The argument that women choose to display their bodies in these ways holds little credence with concerned citizens. The most frequent response is that women don’t understand they’re inviting objectification through presenting their bodies to the admiring and at times desirous male gaze. Another argument is that society (patriarchy) has so “normalised” the objectification of women that only those policing it will notice when it’s happening.
It’s something of a leap to assert that a woman is, without any awareness or agency, issuing an invitation to men to turn her into an object when she steps in front of a camera in small clothes, or plays football in lingerie. I can think of many reasons why women choose to undertake these activities dressed in these ways, and none of them are to do with the kind of compulsive masochism implied in their critics’ interpretations of their actions.
Indeed, such an attitude towards a woman could be read in Nussbaum’s criteria as treating her as if she is lacking in autonomy and self-determination, and treating her as a person lacking in agency. It also denies her subjectivity, and attempts to silence her by imposing an interpretation other than her own on her actions. In other words, the concerned citizens are engaged in objectifying her.
It seems to me that the entire objectification movement is an attempt to impose a particular set of moral values on society. Notions of propriety, largely middle class, are disturbed for example, by the spectacle of women playing football in lingerie. This discomfort is pathologised as objectification, and extrapolated as threatening to all women and girls, who as a consequence of the LFL will be regarded as nothing more than sex objects for male gratification. While there certainly are males who act as if this is their opinion of women, the majority do not. The majority of people understand there is a difference between personal encounters, and imagery.

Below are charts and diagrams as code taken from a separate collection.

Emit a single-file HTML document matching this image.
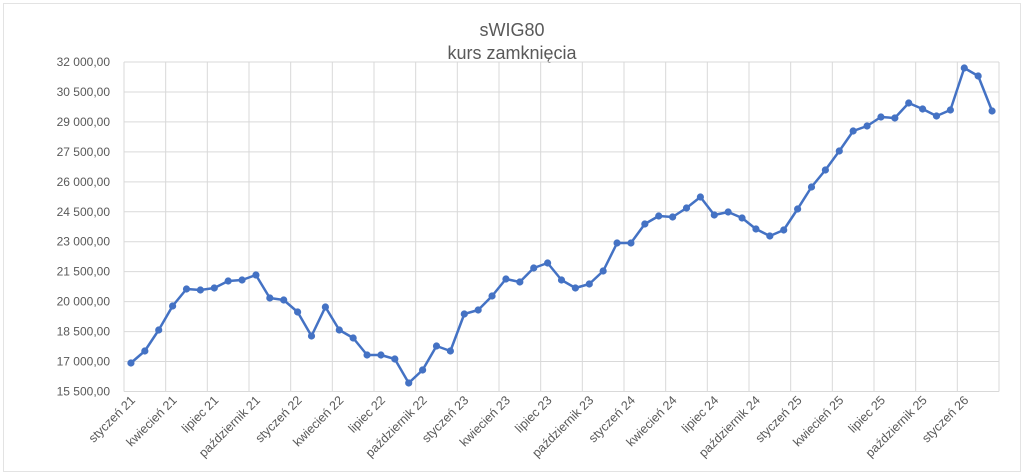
<!DOCTYPE html>
<html><head><meta charset="utf-8"><style>body{margin:0;background:#fff}svg{display:block}text{font-family:"Liberation Sans",sans-serif}</style></head><body>
<svg width="1024" height="475" xmlns="http://www.w3.org/2000/svg">
<rect x="3.5" y="3.5" width="1017" height="468" fill="#fff" stroke="#e3e3e3"/>
<text x="512" y="36" text-anchor="middle" font-size="18" fill="#595959">sWIG80</text>
<text x="512" y="59" text-anchor="middle" font-size="18" fill="#595959">kurs zamknięcia</text>
<g stroke="#d9d9d9" stroke-width="1" id="g"></g>
<g font-size="12" fill="#595959" text-anchor="end" id="yl"></g>
<g font-size="12.5" fill="#595959" text-anchor="end" id="xl"></g>
<polyline id="ln" fill="none" stroke="#4472c4" stroke-width="2.5" stroke-linejoin="round"/>
<g fill="#4472c4" id="mk"></g>
</svg>
<script>
var ns="http://www.w3.org/2000/svg";
function el(p,t,a,txt){var e=document.createElementNS(ns,t);for(var k in a)e.setAttribute(k,a[k]);if(txt)e.textContent=txt;document.getElementById(p).appendChild(e);}
var L=124,R=999,T=62,B=391.5,step=(R-L)/63;
var yv=["32 000,00","30 500,00","29 000,00","27 500,00","26 000,00","24 500,00","23 000,00","21 500,00","20 000,00","18 500,00","17 000,00","15 500,00"];
for(var i=0;i<12;i++){var y=T+i*(B-T)/11;el("g","line",{x1:L,x2:R,y1:y,y2:y});el("yl","text",{x:110,y:y+4},yv[i]);}
for(var k=0;k<=21;k++){var x=L+k*3*step;el("g","line",{x1:x,x2:x,y1:T,y2:B});}
var names=["styczeń","kwiecień","lipiec","październik"];
for(var k=0;k<21;k++){var x=L+(k*3+0.5)*step+5,y=401;var yr=21+Math.floor(k/4);el("xl","text",{x:x,y:y,transform:"rotate(-45 "+x+" "+y+")"},names[k%4]+" "+yr);}
var ys=[363,351,330,306,289,290,288,281,280,275,298,300,312,336,307,330,338,355,355,359,383,370,346,351,314,310,296,279,282,268,263,280,288,284,271,243,243,224,216,217,208,197,215,212,218,229,236,230,209,187,170,151,131,126,117,118,103,109,116,110,68,76,111];
var pts=[];for(var i=0;i<ys.length;i++){var x=L+(i+0.5)*step;pts.push(x.toFixed(1)+","+ys[i]);el("mk","circle",{cx:x,cy:ys[i],r:3.6});}
document.getElementById("ln").setAttribute("points",pts.join(" "));
</script>
</body></html>
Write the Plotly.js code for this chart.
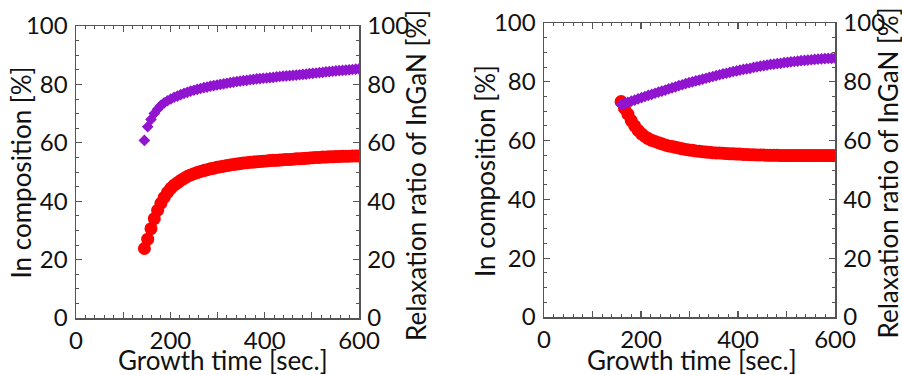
<!DOCTYPE html>
<html>
<head>
<meta charset="utf-8">
<script src="https://cdn.plot.ly/plotly-3.0.1.min.js"></script>
<style>html,body{margin:0;padding:0;background:#fff;}#chart{width:902px;height:375px;}</style>
</head>
<body>
<div id="chart"></div>
<script>
// Left panel: growth time [sec.]
const timeA = [145,152,159,166,173,180,187,194,201,208,215,222,229,236,243,250,257,264,271,278,285,292,299,306,313,320,327,334,341,348,355,362,369,376,383,390,397,404,411,418,425,432,439,446,453,460,467,474,481,488,495,502,509,516,523,530,537,544,551,558,565,572,579,586,593,600];
const inCompA = [23.8,27.0,30.6,34.0,36.9,39.3,41.3,43.0,44.4,45.5,46.3,47.1,47.8,48.5,49.0,49.4,49.8,50.2,50.5,50.8,51.1,51.3,51.6,51.8,52.0,52.2,52.4,52.6,52.7,52.9,53.1,53.2,53.3,53.4,53.5,53.6,53.7,53.8,53.9,54.0,54.0,54.1,54.2,54.3,54.3,54.4,54.5,54.5,54.6,54.7,54.8,54.9,55.0,55.0,55.1,55.1,55.2,55.2,55.3,55.3,55.4,55.4,55.4,55.5,55.5,55.5];
const relaxA = [60.8,65.5,68.0,70.0,71.5,72.8,73.7,74.4,75.0,75.6,76.0,76.5,76.9,77.3,77.7,78.0,78.3,78.6,78.9,79.1,79.4,79.6,79.8,80.0,80.2,80.4,80.6,80.8,81.0,81.1,81.3,81.4,81.6,81.7,81.9,82.0,82.1,82.2,82.3,82.4,82.6,82.7,82.8,82.9,83.0,83.1,83.2,83.3,83.4,83.5,83.7,83.8,83.9,84.0,84.1,84.3,84.4,84.5,84.6,84.7,84.8,84.9,85.0,85.1,85.2,85.3];

// Right panel
const timeB = [159,166,173,180,187,194,201,208,215,222,229,236,243,250,257,264,271,278,285,292,299,306,313,320,327,334,341,348,355,362,369,376,383,390,397,404,411,418,425,432,439,446,453,460,467,474,481,488,495,502,509,516,523,530,537,544,551,558,565,572,579,586,593,600];
const inCompB = [73.3,71.0,69.0,66.8,65.0,63.5,62.3,61.4,60.7,60.1,59.7,59.3,58.9,58.5,58.2,58.0,57.7,57.5,57.2,57.0,56.8,56.7,56.5,56.4,56.2,56.1,56.0,55.9,55.8,55.8,55.7,55.6,55.5,55.5,55.4,55.4,55.3,55.3,55.2,55.2,55.1,55.1,55.1,55.0,55.0,55.0,55.0,54.9,54.9,54.9,54.9,54.9,54.9,54.9,54.9,54.9,54.9,54.9,54.9,54.9,54.9,54.9,54.9,54.9];
const relaxB = [72.3,72.6,73.0,73.4,73.8,74.2,74.6,75.0,75.4,75.7,76.1,76.5,76.8,77.2,77.6,77.9,78.3,78.7,79.0,79.4,79.7,80.0,80.3,80.6,80.9,81.2,81.5,81.8,82.1,82.4,82.7,82.9,83.2,83.5,83.7,84.0,84.2,84.4,84.6,84.9,85.1,85.3,85.5,85.7,85.9,86.0,86.2,86.3,86.5,86.6,86.8,86.9,87.0,87.2,87.3,87.4,87.5,87.6,87.7,87.8,87.9,88.0,88.0,88.1];

const xTickVals = [0,100,200,300,400,500,600];
const xTickText = ['0','','200','','400','','600'];
const yTickVals = [0,20,40,60,80,100];

const xTitle = 'Growth time [sec.]';
const yLeftTitle = 'In composition [%]';
const yRightTitle = 'Relaxation ratio of InGaN [%]';

const RED = '#ff0000';
const PURPLE = '#9014d0';
const AX = '#555555';
const FONT = 'Lato, "Open Sans", sans-serif';

const traces = [
  {x: timeA, y: inCompA, xaxis: 'x', yaxis: 'y', mode: 'markers', type: 'scatter',
   marker: {symbol: 'circle', size: 13, color: RED, line: {width: 0}}},
  {x: timeA, y: relaxA, xaxis: 'x', yaxis: 'y3', mode: 'markers', type: 'scatter',
   marker: {symbol: 'diamond', size: 9, color: PURPLE, line: {width: 0}}},
  {x: timeB, y: inCompB, xaxis: 'x2', yaxis: 'y2', mode: 'markers', type: 'scatter',
   marker: {symbol: 'circle', size: 13, color: RED, line: {width: 0}}},
  {x: timeB, y: relaxB, xaxis: 'x2', yaxis: 'y4', mode: 'markers', type: 'scatter',
   marker: {symbol: 'diamond', size: 9, color: PURPLE, line: {width: 0}}}
];

function xAxis(domain, anchor) {
  return {
    domain: domain, anchor: anchor, range: [0, 600],
    tickmode: 'array', tickvals: xTickVals, ticktext: xTickText,
    ticks: 'inside', ticklen: 6, tickwidth: 1.2, tickcolor: AX,
    minor: {dtick: 20, tick0: 0, ticks: 'inside', ticklen: 3, tickwidth: 1, tickcolor: AX},
    showline: true, linecolor: AX, linewidth: 1.5, mirror: 'ticks',
    showgrid: false, zeroline: false, ticklabelstandoff: 1,
    tickfont: {family: FONT, size: 24, color: '#111'}
  };
}
function yAxis(domain, anchor, side, overlay) {
  const a = {
    domain: domain, anchor: anchor, range: [0, 100], side: side,
    tickmode: 'array', tickvals: yTickVals,
    ticks: 'inside', ticklen: 6, tickwidth: 1.2, tickcolor: AX,
    minor: {dtick: 5, tick0: 0, ticks: 'inside', ticklen: 3, tickwidth: 1, tickcolor: AX},
    showline: true, linecolor: AX, linewidth: 1.5,
    showgrid: false, zeroline: false, ticklabelstandoff: 2,
    tickfont: {family: FONT, size: 24, color: '#111'}
  };
  if (overlay) a.overlaying = overlay;
  return a;
}

const W = 902, H = 375;
const dxA = [76 / W, 359 / W], dyA = [1 - 318 / H, 1 - 26 / H];
const dxB = [544 / W, 835 / W], dyB = [1 - 317 / H, 1 - 23 / H];

function ann(text, px, py, angle) {
  return {text: text, xref: 'paper', yref: 'paper', x: px / W, y: 1 - py / H,
    xanchor: 'center', yanchor: 'middle', showarrow: false, textangle: angle,
    font: {family: FONT, size: 26, color: '#111'}};
}

const layout = {
  width: W, height: H, margin: {l: 0, r: 0, t: 0, b: 0},
  paper_bgcolor: '#fff', plot_bgcolor: '#fff', showlegend: false,
  xaxis: xAxis(dxA, 'y'),
  yaxis: yAxis(dyA, 'x', 'left'),
  yaxis3: yAxis(dyA, 'x', 'right', 'y'),
  xaxis2: xAxis(dxB, 'y2'),
  yaxis2: yAxis(dyB, 'x2', 'left'),
  yaxis4: yAxis(dyB, 'x2', 'right', 'y2'),
  annotations: [
    ann(xTitle, 222.5, 360, 0),
    ann(yLeftTitle, 20, 172.5, -90),
    ann(yRightTitle, 416, 176, -90),
    ann(xTitle, 691.5, 360, 0),
    ann(yLeftTitle, 485, 171, -90),
    ann(yRightTitle, 887, 173.5, -90)
  ]
};

Plotly.newPlot('chart', traces, layout, {displayModeBar: false, staticPlot: true});
</script>
</body>
</html>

The charge of objectification is a serious one. It should not be trivialized to serve a moral agenda.
It seems obvious to me that the key to accepting the human right of others not to be treated as a means to an end, lies in education and not censorship. Attempting to build a society on the assumption that all its members are possessed of an objectifying consciousness and everything possible must be done to prevent them indulging that consciousness seems to me insane, and asking for trouble. Respect and value for others as equals is an acquired skill, and we depend on caregivers to instruct our young in acquisition and practice. It’s a work in progress for the human race. Concerned citizens would do better to apply themselves to encouraging and assisting this work, rather than attempting to impose a moral code that adds nothing at all to the civilizing project. An attempt that in its practice commits the very offences it claims to vehemently oppose.